Saturday, January 22, 2011

perfect

In a perfect world, the weather man is always right.
Stickers always peel off clean.
Someone always has a pen.
People respond to texts immediately.
The pencil lead does not break off while you sharpen it.
The perforated page tears out clean every time.
The other sock never goes missing.
There is always milk for the cereal.
Markers do not bleed through the page.
The most wrinkled dollars are accepted by machines.
Bags of chips are all-the-way full.
All of the popcorn kernels pop.
Allergies do not exist.
The shoe will always come in your size.
The driver in front of you always remembers to signal.
Paper jams never happen.
AM and PM never get mixed up on the alarm clock.
There is always an available power outlet.
The battery is always full at the right time.
The omelette never breaks in the pan while you cook it.
That thing you want comes in your favorite color.
The chapstick never disappears.

But we don't live in a perfect world. We live in a flawed environment. That doesn't mean life has to suck, we don't have to choose to see the flaws, we can have the opinion that the world is a beautiful place where beauty eternally flows.

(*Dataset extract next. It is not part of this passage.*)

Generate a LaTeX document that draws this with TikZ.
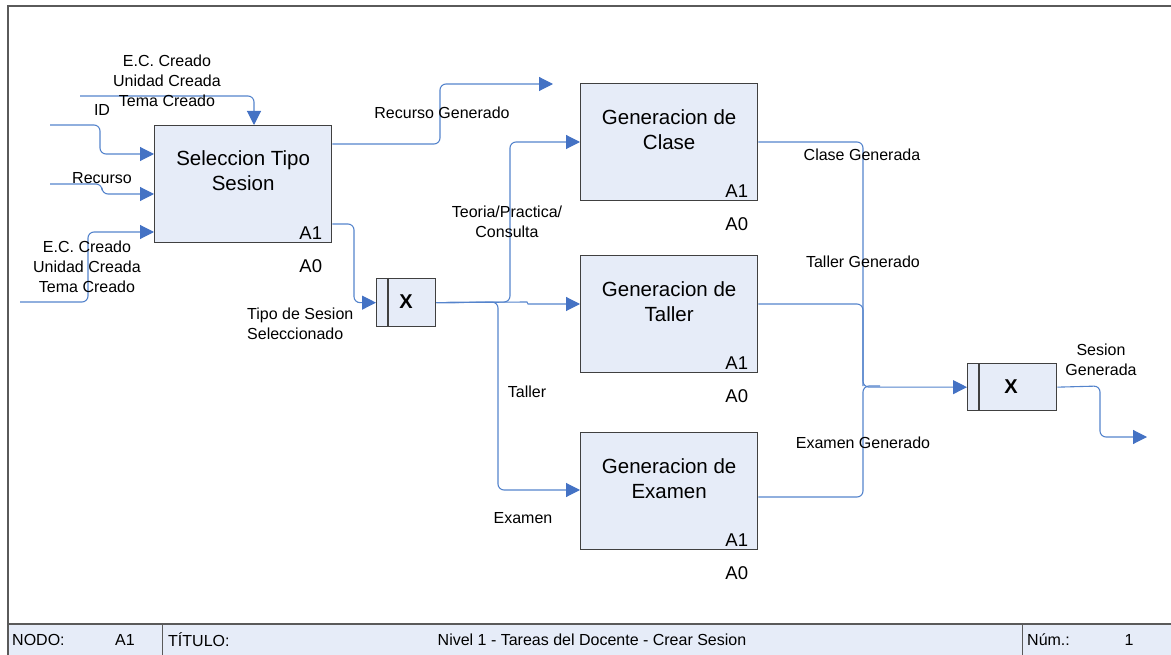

I remember when I first got involved with 'seminar' in the third grade. It was a class set aside for the smart kids! I thought I was so cool. But back to the point, our teacher Mrs. Donnelly made it a class rule that whenever we weren't able to solve a logic problem or puzzle or riddle or question, we weren't allowed to say it was hard. Instead, we were only allowed to use the word challenging to express our academic frustrations. It was a social norm to give up easily and to complain a lot - I guess it currently is a social norm. But in seminar, failure was not an option. Back in those three years of taking that class, us little guys did huge research projects on countries and made documentaries about different architecture and created blueprints and conducted interviews and an endless amount of high level work. And we all did well, and it's because our teacher didn't let us give up. I was a rowdy child, but I learned focus and success through consistent positivity.


I think, in times like these, when the bad is bearing down on us, we should make it a rule that we're not allowed to say it's hard. Failure's not an option. We can cry a little, that's okay. But then we've got to stop. All we need to do is calm down, regroup, observe, and focus. And life's success will come.